Welcome to the forum!!!
Test kits are a GREAT investment! One of the best and most commonly used by members here is the API Liquid Master test kit (Here's a link to it on Amazon:
As you can see, it is $20, but it will last YEARS, and is, in my opinion, invaluable. It allows you to test your water whenever you need to, at any time of the day, without having to get in your car and drive somewhere. This is especially important when you're cycling a tank, as you'll need to test the water daily, sometimes even several times daily! It's alos relatively easy to use, I can test my water for ammonia, nitrite, and nitrate in less than 5 minutes. Much quicker than driving to a store!

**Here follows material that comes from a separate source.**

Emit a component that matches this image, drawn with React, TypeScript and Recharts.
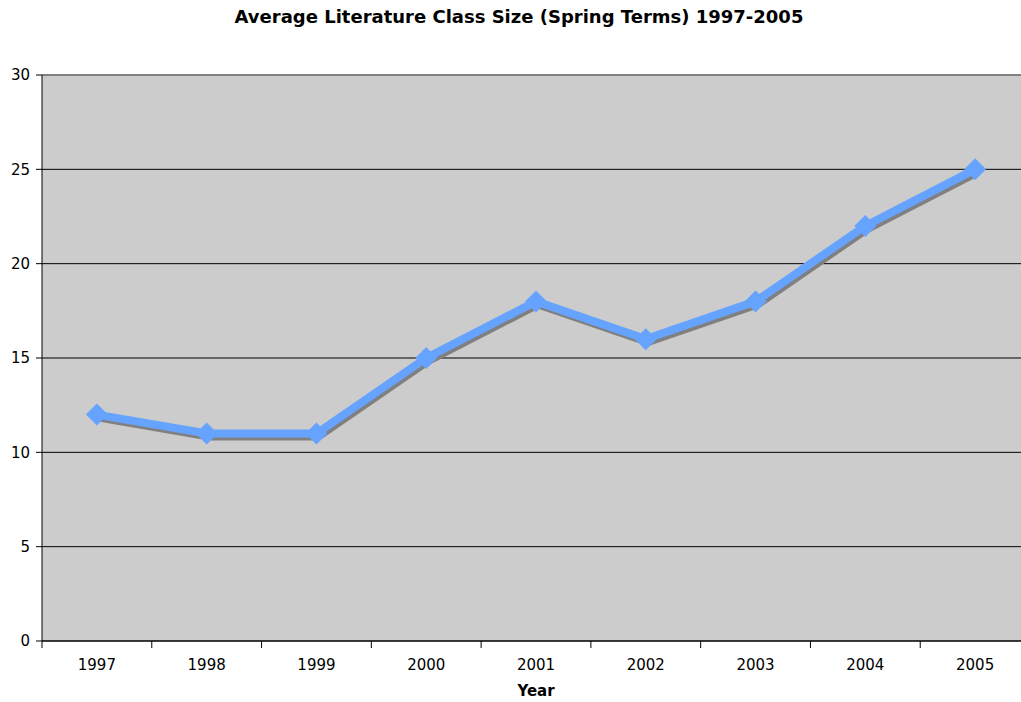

The next step would be to find out the Ph, Kh, and Gh of your source water. If you're on city water, you can usually find this on your water suppliers website. If you're on tap or can't find it, API does sell a test kit for gh and kh.. (Here's a link!
). The Master Test Kit already has a ph test in it, yay! :D
The numbers from that will determine just how 'soft' or 'hard' your water is, which plays a role in fish selecting (once your tank is cycled, of course!)
Now, you mentioned you bought live plants? AWESOME! I LOVE plants, probably almost (if not more, truthfully) as much as I love fish. What kind of light do you have on your tank? What kind of plants? (Some plants need fertilizers and root tabs, but don't worry! They're cheap, and we can guide you in the right direction of good brands to choose from)
What kind of substrate do you have? Sand, gravel?
As for cycling, I'll leave that for another member to explain, I'm not the best at explaining it unfortunately!
My first experiences in fish keeping weren't the best and I made a LOT of mistakes (most of us here have, don't worry! It's how a lot of us found this forum, and grew to be passionate, responsible hobbyists from it!).
I will let you know now though, in terms of fish-keeping, a 10 gallon is quite small. It's even considered to be a nano tank! This is because fish can get either large, active, or need large schools, or all of the those combined, and need a larger tank to thrive. With a ten gallon, you're going to be looking at very small fish that stay small (pet stores usually sell very young fish which is incredibly misleading as to what size of a tank they're gonna need.) Many people just keep either a betta fish or a shrimp colony (or the two combined) in a ten gallon. Now, that said, it IS possible to have other fish in a ten gallon, but they usually aren't the type of fish most readily available (though this does depends on your local pet shop!)
Phew, sorry for such a long post!! Can't wait to hear back from you :D And again, welcome to the forum!